BY (Signature and Title)*
Robert E. Walstad, President
DATE: 2/23/96
Peter A. Quist
1821 S. Grandview Lane, #8
Bismarck, ND 58501
February 26, 1996
Montana Tax Free Fund, Inc.
201 South Broadway
Minot, ND 58701
Gentlemen:
I have acted as special counsel to Montana Tax Free Fund, Inc. (the
"Fund"), a corporation organized under the laws of the State of North
Dakota, in connection with the preparation and filing of the Fund's Rule
24f-2 Notice(the "Notice") for fiscal year 1995 pursuant to Rule 24f-2
under the Investment Company Act of 1940 covering the sale of an indefinite
number of shares of the Fund, par value $.001 per share (the "Shares"),
pursuant to the declaration contained in the Fund's registration
statementon Form N-1A (the "Registration Statement").
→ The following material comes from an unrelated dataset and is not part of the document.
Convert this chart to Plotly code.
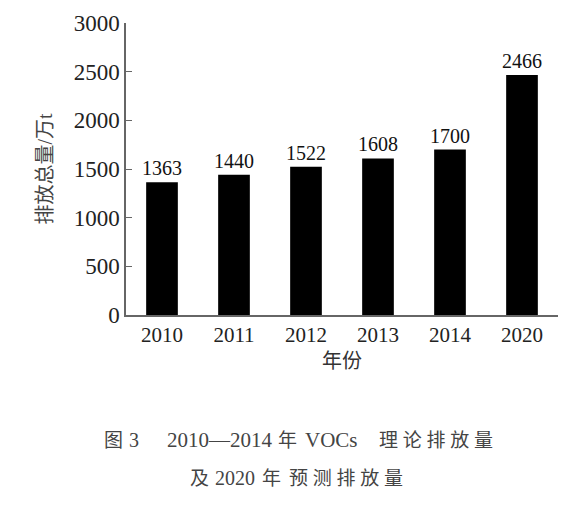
import plotly.graph_objects as go

years = ["2010", "2011", "2012", "2013", "2014", "2020"]
emissions = [1363, 1440, 1522, 1608, 1700, 2466]
y_ticks = [0, 500, 1000, 1500, 2000, 2500, 3000]

serif = "Liberation Serif, Times New Roman, serif"
cjk = "Liberation Serif, Noto Sans CJK SC, serif"

fig = go.Figure(go.Bar(
    x=years, y=emissions,
    marker=dict(color="#000000", line=dict(width=0)),
    width=0.44,
    text=[str(v) for v in emissions],
    textposition="outside",
    constraintext="none",
    textfont=dict(family=serif, size=20, color="#111111"),
    cliponaxis=False,
))

L, R, T, B = 126, 558, 23, 315
fig.update_layout(
    width=580, height=506,
    margin=dict(l=L, r=580 - R, t=T, b=506 - B),
    paper_bgcolor="white", plot_bgcolor="white",
    showlegend=False,
    xaxis=dict(
        type="category", range=[-0.5, 5.5], automargin=False,
        showline=True, linecolor="#666666", linewidth=1.5,
        ticks="", showgrid=False, zeroline=False,
        tickfont=dict(family=serif, size=21, color="#222222"),
        title=dict(text="年份", font=dict(family=cjk, size=20, color="#333333"), standoff=8),
    ),
    yaxis=dict(
        range=[0, 3000], tickvals=y_ticks, automargin=False,
        showline=True, linecolor="#666666", linewidth=1.5,
        ticks="inside", ticklen=6, tickcolor="#666666", tickwidth=1.2,
        showgrid=False, zeroline=False,
        tickfont=dict(family=serif, size=23, color="#222222"),
        title=dict(text="排放总量/万t", font=dict(family=cjk, size=20, color="#444444"), standoff=16),
    ),
)

# caption pieces: (text, anchor x px, centre y px, anchor side, font size)
caption = [
    ("图", 102, 440, "left", 19),
    ("3", 127, 440, "left", 20),
    ("2010—2014", 165, 440, "left", 21),
    ("年", 276, 440, "left", 19),
    ("VOCs", 303, 440, "left", 21),
    ("\u00a0".join("理论排放量"), 495, 440, "right", 19),
    ("及", 188, 478, "left", 19),
    ("2020", 213, 478, "left", 20),
    ("年", 260, 478, "left", 19),
    ("\u00a0".join("预测排放量"), 405, 478, "right", 19),
]
plot_h = B - T
for txt, xpx, ypx, side, fs in caption:
    fig.add_annotation(
        text=txt, xref="paper", yref="paper",
        x=(xpx - L) / (R - L), y=(B - ypx) / plot_h,
        xanchor=side, yanchor="middle", align=side, showarrow=False,
        font=dict(family=cjk, size=fs, color="#444444"),
    )

fig.write_html("out.html", config={"displayModeBar": False},
               post_script="document.body.style.margin='0px';")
I have examined copies of the Fund's Articles of Incorporation, Certificate
of Incorporation, and Bylaws, the Registration Statement, all votes of the
Fund's Board of Directors, and other records and documents that I have
deemed necessary for the purpose of rendering this opinion. I have also
examined such other documents, papers, statutes, and authorities as I have
deemed necessary to form a basis for the opinion hereinafter expressed.
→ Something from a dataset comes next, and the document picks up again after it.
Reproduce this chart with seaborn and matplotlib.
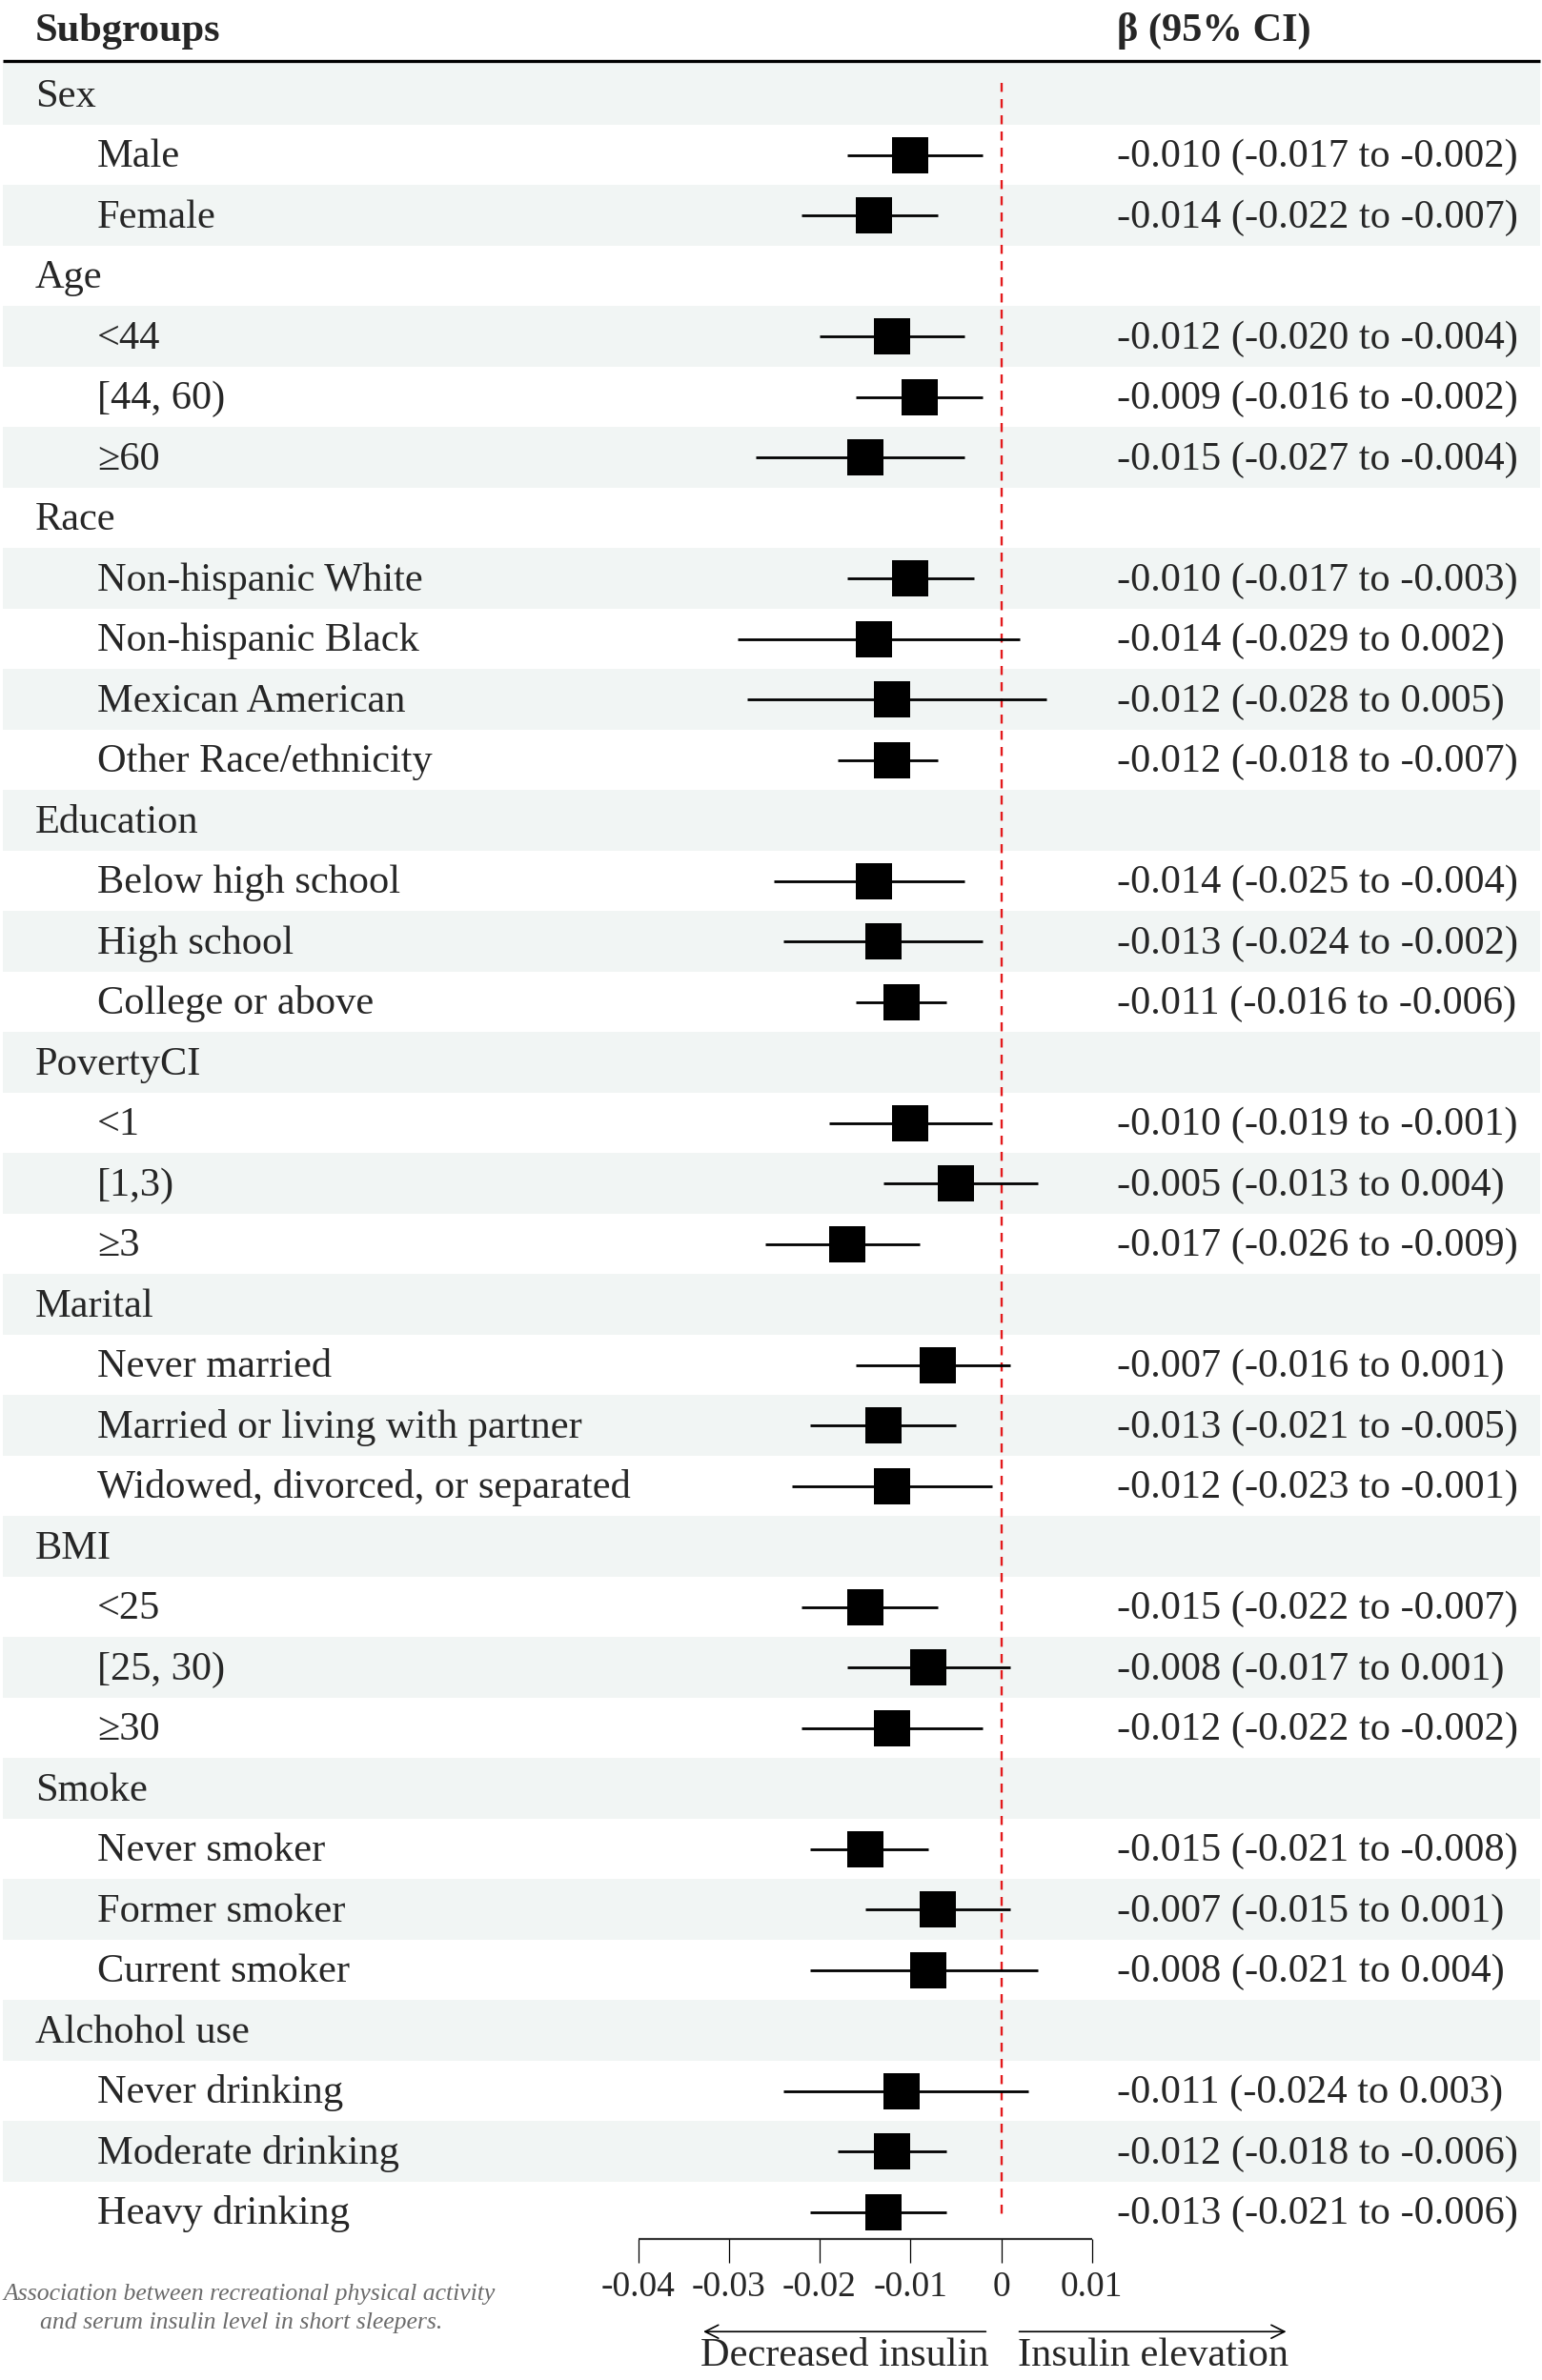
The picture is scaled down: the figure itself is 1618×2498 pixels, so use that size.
import numpy as np
import pandas as pd
import matplotlib
matplotlib.use("Agg")
import matplotlib.pyplot as plt
import seaborn as sns
from matplotlib.transforms import blended_transform_factory

# ---- data -------------------------------------------------------------
groups = ["Sex", "Age", "Race", "Education", "PovertyCI", "Marital",
          "BMI", "Smoke", "Alchohol use"]
subgroups = [
    ["Male", "Female"],
    ["<44", "[44, 60)", "\u226560"],
    ["Non-hispanic White", "Non-hispanic Black", "Mexican American",
     "Other Race/ethnicity"],
    ["Below high school", "High school", "College or above"],
    ["<1", "[1,3)", "\u22653"],
    ["Never married", "Married or living with partner",
     "Widowed, divorced, or separated"],
    ["<25", "[25, 30)", "\u226530"],
    ["Never smoker", "Former smoker", "Current smoker"],
    ["Never drinking", "Moderate drinking", "Heavy drinking"],
]
beta = [-0.010, -0.014,
        -0.012, -0.009, -0.015,
        -0.010, -0.014, -0.012, -0.012,
        -0.014, -0.013, -0.011,
        -0.010, -0.005, -0.017,
        -0.007, -0.013, -0.012,
        -0.015, -0.008, -0.012,
        -0.015, -0.007, -0.008,
        -0.011, -0.012, -0.013]
lower = [-0.017, -0.022,
         -0.020, -0.016, -0.027,
         -0.017, -0.029, -0.028, -0.018,
         -0.025, -0.024, -0.016,
         -0.019, -0.013, -0.026,
         -0.016, -0.021, -0.023,
         -0.022, -0.017, -0.022,
         -0.021, -0.015, -0.021,
         -0.024, -0.018, -0.021]
upper = [-0.002, -0.007,
         -0.004, -0.002, -0.004,
         -0.003, 0.002, 0.005, -0.007,
         -0.004, -0.002, -0.006,
         -0.001, 0.004, -0.009,
         0.001, -0.005, -0.001,
         -0.007, 0.001, -0.002,
         -0.008, 0.001, 0.004,
         0.003, -0.006, -0.006]
xticks = [-0.04, -0.03, -0.02, -0.01, 0, 0.01]
xtick_labels = ["-0.04", "-0.03", "-0.02", "-0.01", "0", "0.01"]

# build the row table: group header rows followed by their subgroups
rows = []
k = 0
for g, subs in zip(groups, subgroups):
    rows.append({"label": g, "header": True, "beta": np.nan,
                 "lower": np.nan, "upper": np.nan})
    for s in subs:
        rows.append({"label": s, "header": False, "beta": beta[k],
                     "lower": lower[k], "upper": upper[k]})
        k += 1
df = pd.DataFrame(rows)
df["row"] = np.arange(len(df))
est = df[~df["header"]]

# ---- figure -----------------------------------------------------------
sns.set_theme(style="white")
plt.rcParams["font.family"] = ["Liberation Serif", "DejaVu Serif"]

W, H = 1618, 2498
fig = plt.figure(figsize=(W / 100, H / 100), dpi=100)
ax = fig.add_axes([0, 0, 1, 1])
ax.axis("off")

# pixel layout: x=0 at 1050.5px, 0.01 per 95.25px; row 0 at 99px, 63.5px per row
ax.set_xlim(-1050.5 / 9525, (W - 1050.5) / 9525)
ax.set_ylim((H - 99) / 63.5, -99 / 63.5)
tr = blended_transform_factory(ax.transAxes, ax.transData)

shade = "#f1f5f4"
fs = 30.5
base_off = 0.20  # text baseline below row centre

# alternating row bands
for r in df["row"]:
    if r % 2 == 0:
        ax.axhspan(r - 0.5, r + 0.5, xmin=3 / W, xmax=1616 / W,
                   color=shade, lw=0, zorder=0)

# header
ax.text(37 / W, -0.88, "Subgroups", transform=tr, fontsize=fs,
        fontweight="bold", va="baseline", ha="left")
ax.text(1172 / W, -0.88, "\u03b2 (95% CI)", transform=tr, fontsize=fs,
        fontweight="bold", va="baseline", ha="left")
ax.plot([3 / W, 1616 / W], [-0.55, -0.55], transform=tr, color="black",
        lw=2.4, solid_capstyle="butt")

# row labels and CI text
for _, r in df.iterrows():
    x = 37 / W if r["header"] else 102 / W
    ax.text(x, r["row"] + base_off, r["label"], transform=tr, fontsize=fs,
            va="baseline", ha="left")
    if not r["header"]:
        txt = f"{r['beta']:.3f} ({r['lower']:.3f} to {r['upper']:.3f})"
        ax.text(1172 / W, r["row"] + base_off, txt, transform=tr,
                fontsize=fs, va="baseline", ha="left")

# reference line
ax.plot([0, 0], [-0.19, 35.13], color="#e31a1c", lw=1.7,
        dashes=(4, 3.2), zorder=1)

# confidence intervals and point estimates
ax.hlines(est["row"], est["lower"], est["upper"], color="black", lw=2,
          zorder=2)
sns.scatterplot(data=est, x="beta", y="row", marker="s", s=740,
                color="black", linewidth=0, ax=ax, zorder=3, legend=False)

# x axis drawn by hand below the table
axis_y = 35.45
ax.hlines(axis_y, xticks[0], xticks[-1], color="#333333", lw=1.6)
ax.vlines(xticks, axis_y, 35.84, color="black", lw=0.9)
for t, lab in zip(xticks, xtick_labels):
    ax.text(t, 36.39, lab, fontsize=27, ha="center", va="baseline")

# direction arrows
arr_y = 36.98
ax.annotate("", xy=(-0.0331, arr_y), xytext=(-0.0014, arr_y),
            arrowprops=dict(arrowstyle="->", lw=1.2, color="black",
                            mutation_scale=25))
ax.annotate("", xy=(0.0317, arr_y), xytext=(0.0017, arr_y),
            arrowprops=dict(arrowstyle="->", lw=1.2, color="black",
                            mutation_scale=25))
ax.text(-0.0172, 37.54, "Decreased insulin", fontsize=fs, ha="center",
        va="baseline")
ax.text(0.0167, 37.54, "Insulin elevation", fontsize=fs, ha="center",
        va="baseline")

# caption
ax.text(262 / W, 36.46, "Association between recreational physical activity",
        transform=tr, fontsize=18.5, style="italic", color="#6b6b6b",
        ha="center", va="baseline")
ax.text(253 / W, 36.93, "and serum insulin level in short sleepers.",
        transform=tr, fontsize=18.5, style="italic", color="#6b6b6b",
        ha="center", va="baseline")

fig.savefig("out.png", dpi=100, facecolor="white")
In my examination, I have assumed the genuineness of all signatures and the
conformity to original documents of all copies submitted to me. As to
various questions of fact material to my opinion, I have relied upon
statements and certificates of officers and representatives of the Fund and
others.
Based upon the foregoing, I am of the opinion that the Shares the
registration of which the Notice makes definite in number were legally
issued, fully paid, and non-assessable.
I hereby consent to the filing of this opinion as an exhibit to the Notice
and to any report made by or on behalf of the Fund in connection with the
registration of the Shares under the securities laws of any state.